▶ **The request**
Quote the listing in full, exactly as given, minus any pictures.

Code that draws figures

★ ★ ★ ★

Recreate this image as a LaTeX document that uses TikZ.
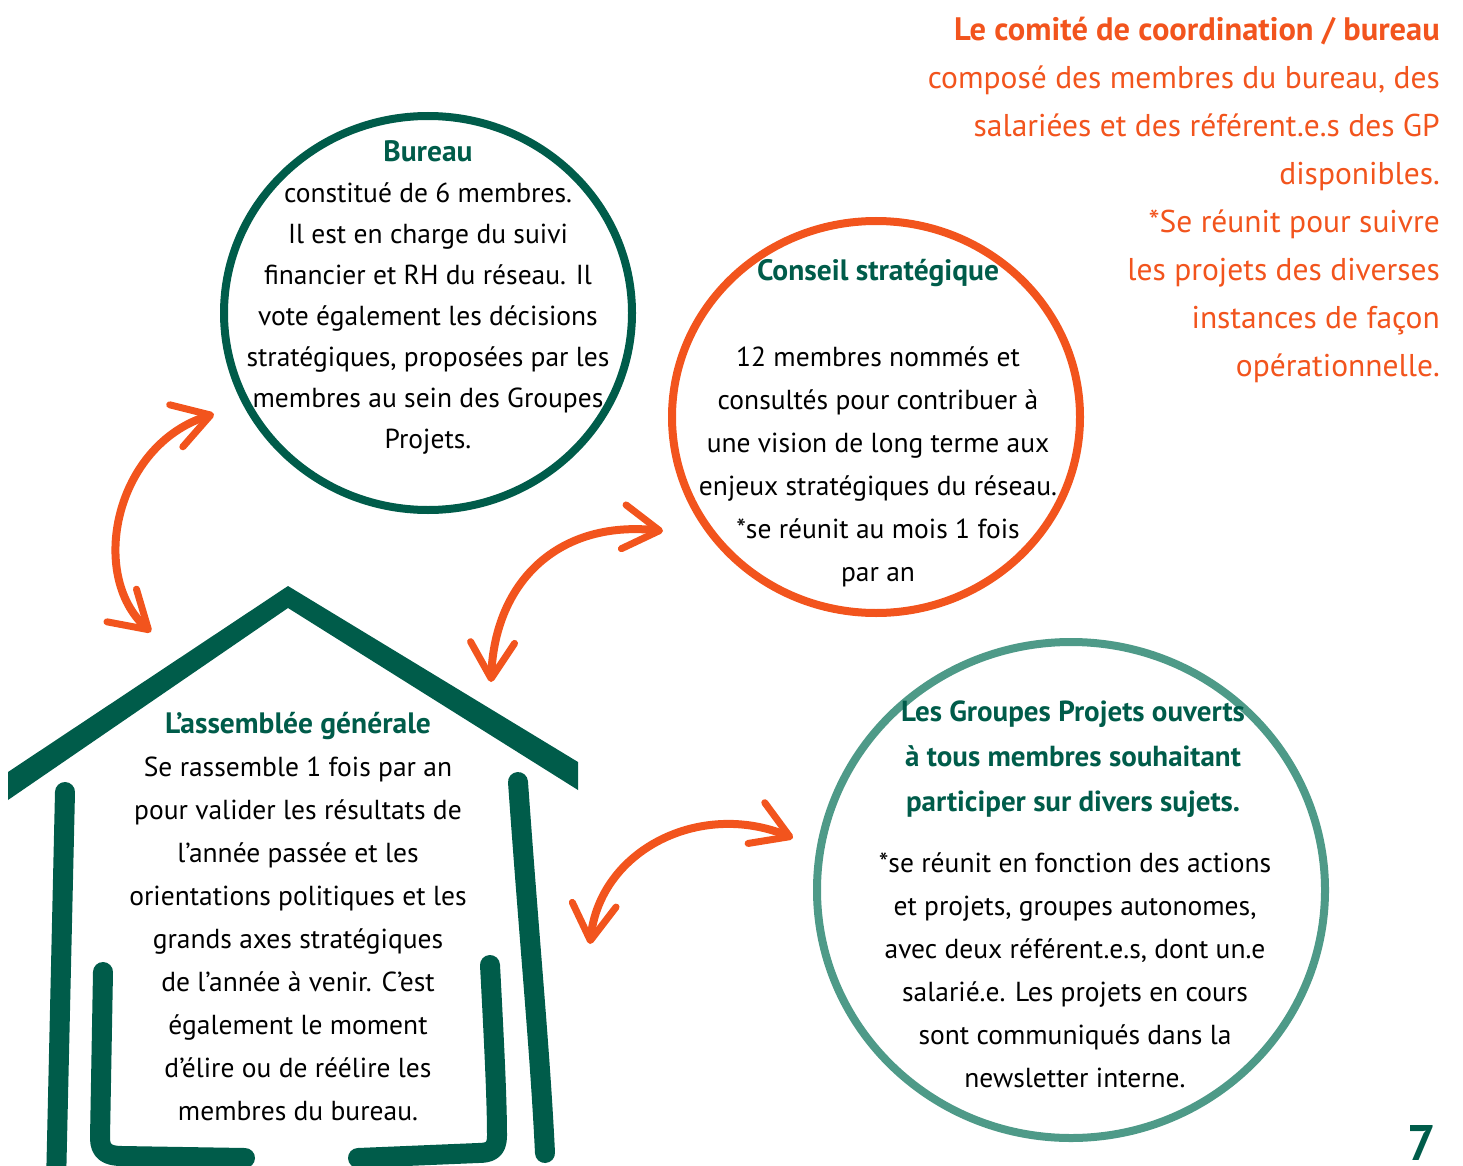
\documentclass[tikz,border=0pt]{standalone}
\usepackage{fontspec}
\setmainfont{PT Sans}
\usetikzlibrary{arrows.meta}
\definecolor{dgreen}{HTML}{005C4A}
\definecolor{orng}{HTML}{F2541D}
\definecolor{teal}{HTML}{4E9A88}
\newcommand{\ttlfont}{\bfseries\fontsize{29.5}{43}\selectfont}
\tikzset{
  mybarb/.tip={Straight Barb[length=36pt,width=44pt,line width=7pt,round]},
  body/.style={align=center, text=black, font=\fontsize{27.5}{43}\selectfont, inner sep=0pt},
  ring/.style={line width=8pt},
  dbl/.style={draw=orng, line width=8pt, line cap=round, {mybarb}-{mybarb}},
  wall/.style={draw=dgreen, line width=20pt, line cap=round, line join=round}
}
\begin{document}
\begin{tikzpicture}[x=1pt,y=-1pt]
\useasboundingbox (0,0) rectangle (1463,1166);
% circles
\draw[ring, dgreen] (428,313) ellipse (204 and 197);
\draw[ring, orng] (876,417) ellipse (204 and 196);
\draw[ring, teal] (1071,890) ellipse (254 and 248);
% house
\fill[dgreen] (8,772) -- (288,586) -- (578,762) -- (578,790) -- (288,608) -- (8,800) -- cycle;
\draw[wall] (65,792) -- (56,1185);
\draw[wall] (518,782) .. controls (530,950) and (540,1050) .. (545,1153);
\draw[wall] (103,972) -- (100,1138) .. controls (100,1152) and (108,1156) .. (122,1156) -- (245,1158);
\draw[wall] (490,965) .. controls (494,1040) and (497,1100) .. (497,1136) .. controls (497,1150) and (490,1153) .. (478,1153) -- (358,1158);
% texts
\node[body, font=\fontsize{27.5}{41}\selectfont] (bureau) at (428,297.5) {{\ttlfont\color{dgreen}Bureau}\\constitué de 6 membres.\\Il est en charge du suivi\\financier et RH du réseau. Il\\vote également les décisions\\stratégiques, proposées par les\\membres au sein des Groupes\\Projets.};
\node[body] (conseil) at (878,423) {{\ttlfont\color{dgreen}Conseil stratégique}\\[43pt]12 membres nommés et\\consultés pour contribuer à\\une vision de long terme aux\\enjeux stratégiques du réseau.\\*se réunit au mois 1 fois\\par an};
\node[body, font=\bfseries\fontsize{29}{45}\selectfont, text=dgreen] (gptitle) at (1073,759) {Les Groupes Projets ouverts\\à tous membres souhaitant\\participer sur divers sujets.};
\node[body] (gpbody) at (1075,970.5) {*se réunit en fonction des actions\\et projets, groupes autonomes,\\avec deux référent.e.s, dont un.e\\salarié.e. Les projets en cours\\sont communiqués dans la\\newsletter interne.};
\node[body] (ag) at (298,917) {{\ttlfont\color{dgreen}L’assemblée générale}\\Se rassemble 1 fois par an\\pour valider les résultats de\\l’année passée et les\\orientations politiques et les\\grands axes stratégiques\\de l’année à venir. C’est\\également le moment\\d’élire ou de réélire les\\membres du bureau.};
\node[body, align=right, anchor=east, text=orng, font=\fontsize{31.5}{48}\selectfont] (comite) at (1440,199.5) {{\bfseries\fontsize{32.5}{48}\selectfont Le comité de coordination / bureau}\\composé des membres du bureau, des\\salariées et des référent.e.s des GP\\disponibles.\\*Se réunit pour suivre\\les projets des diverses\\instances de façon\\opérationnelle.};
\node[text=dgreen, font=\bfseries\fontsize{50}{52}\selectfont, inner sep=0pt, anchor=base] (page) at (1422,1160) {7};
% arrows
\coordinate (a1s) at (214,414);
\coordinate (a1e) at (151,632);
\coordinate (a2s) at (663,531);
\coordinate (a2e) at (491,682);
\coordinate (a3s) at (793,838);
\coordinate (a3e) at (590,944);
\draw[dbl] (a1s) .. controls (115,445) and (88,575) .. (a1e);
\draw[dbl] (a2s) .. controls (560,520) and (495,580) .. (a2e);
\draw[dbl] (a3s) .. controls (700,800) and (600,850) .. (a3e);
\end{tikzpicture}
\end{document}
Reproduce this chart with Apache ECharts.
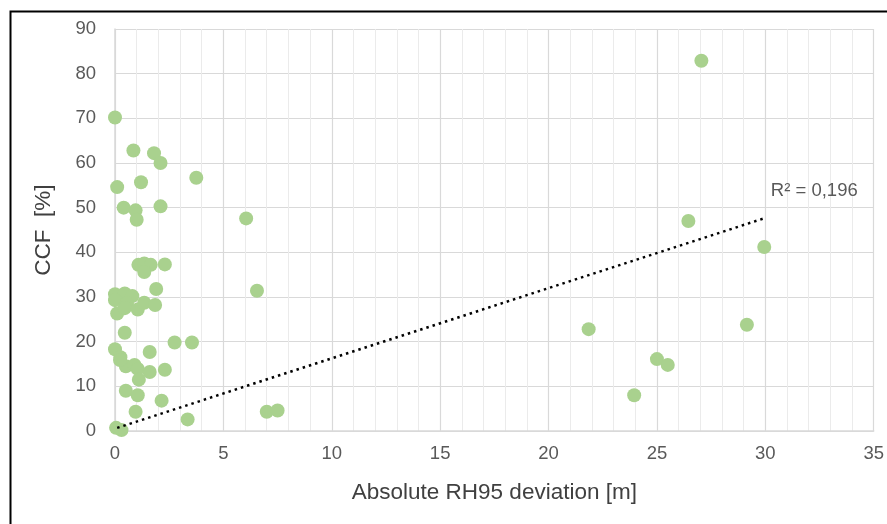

★ ★ ★ ★

▶ **Result below**
Recreate this image as a LaTeX document that uses TikZ.
\documentclass[tikz,border=0pt]{standalone}
\usepackage{fontspec}
\setmainfont{PT Sans}
\usetikzlibrary{arrows.meta}
\definecolor{dgreen}{HTML}{005C4A}
\definecolor{orng}{HTML}{F2541D}
\definecolor{teal}{HTML}{4E9A88}
\newcommand{\ttlfont}{\bfseries\fontsize{29.5}{43}\selectfont}
\tikzset{
  mybarb/.tip={Straight Barb[length=36pt,width=44pt,line width=7pt,round]},
  body/.style={align=center, text=black, font=\fontsize{27.5}{43}\selectfont, inner sep=0pt},
  ring/.style={line width=8pt},
  dbl/.style={draw=orng, line width=8pt, line cap=round, {mybarb}-{mybarb}},
  wall/.style={draw=dgreen, line width=20pt, line cap=round, line join=round}
}
\begin{document}
\begin{tikzpicture}[x=1pt,y=-1pt]
\useasboundingbox (0,0) rectangle (1463,1166);
% circles
\draw[ring, dgreen] (428,313) ellipse (204 and 197);
\draw[ring, orng] (876,417) ellipse (204 and 196);
\draw[ring, teal] (1071,890) ellipse (254 and 248);
% house
\fill[dgreen] (8,772) -- (288,586) -- (578,762) -- (578,790) -- (288,608) -- (8,800) -- cycle;
\draw[wall] (65,792) -- (56,1185);
\draw[wall] (518,782) .. controls (530,950) and (540,1050) .. (545,1153);
\draw[wall] (103,972) -- (100,1138) .. controls (100,1152) and (108,1156) .. (122,1156) -- (245,1158);
\draw[wall] (490,965) .. controls (494,1040) and (497,1100) .. (497,1136) .. controls (497,1150) and (490,1153) .. (478,1153) -- (358,1158);
% texts
\node[body, font=\fontsize{27.5}{41}\selectfont] (bureau) at (428,297.5) {{\ttlfont\color{dgreen}Bureau}\\constitué de 6 membres.\\Il est en charge du suivi\\financier et RH du réseau. Il\\vote également les décisions\\stratégiques, proposées par les\\membres au sein des Groupes\\Projets.};
\node[body] (conseil) at (878,423) {{\ttlfont\color{dgreen}Conseil stratégique}\\[43pt]12 membres nommés et\\consultés pour contribuer à\\une vision de long terme aux\\enjeux stratégiques du réseau.\\*se réunit au mois 1 fois\\par an};
\node[body, font=\bfseries\fontsize{29}{45}\selectfont, text=dgreen] (gptitle) at (1073,759) {Les Groupes Projets ouverts\\à tous membres souhaitant\\participer sur divers sujets.};
\node[body] (gpbody) at (1075,970.5) {*se réunit en fonction des actions\\et projets, groupes autonomes,\\avec deux référent.e.s, dont un.e\\salarié.e. Les projets en cours\\sont communiqués dans la\\newsletter interne.};
\node[body] (ag) at (298,917) {{\ttlfont\color{dgreen}L’assemblée générale}\\Se rassemble 1 fois par an\\pour valider les résultats de\\l’année passée et les\\orientations politiques et les\\grands axes stratégiques\\de l’année à venir. C’est\\également le moment\\d’élire ou de réélire les\\membres du bureau.};
\node[body, align=right, anchor=east, text=orng, font=\fontsize{31.5}{48}\selectfont] (comite) at (1440,199.5) {{\bfseries\fontsize{32.5}{48}\selectfont Le comité de coordination / bureau}\\composé des membres du bureau, des\\salariées et des référent.e.s des GP\\disponibles.\\*Se réunit pour suivre\\les projets des diverses\\instances de façon\\opérationnelle.};
\node[text=dgreen, font=\bfseries\fontsize{50}{52}\selectfont, inner sep=0pt, anchor=base] (page) at (1422,1160) {7};
% arrows
\coordinate (a1s) at (214,414);
\coordinate (a1e) at (151,632);
\coordinate (a2s) at (663,531);
\coordinate (a2e) at (491,682);
\coordinate (a3s) at (793,838);
\coordinate (a3e) at (590,944);
\draw[dbl] (a1s) .. controls (115,445) and (88,575) .. (a1e);
\draw[dbl] (a2s) .. controls (560,520) and (495,580) .. (a2e);
\draw[dbl] (a3s) .. controls (700,800) and (600,850) .. (a3e);
\end{tikzpicture}
\end{document}
Reproduce this chart with Apache ECharts.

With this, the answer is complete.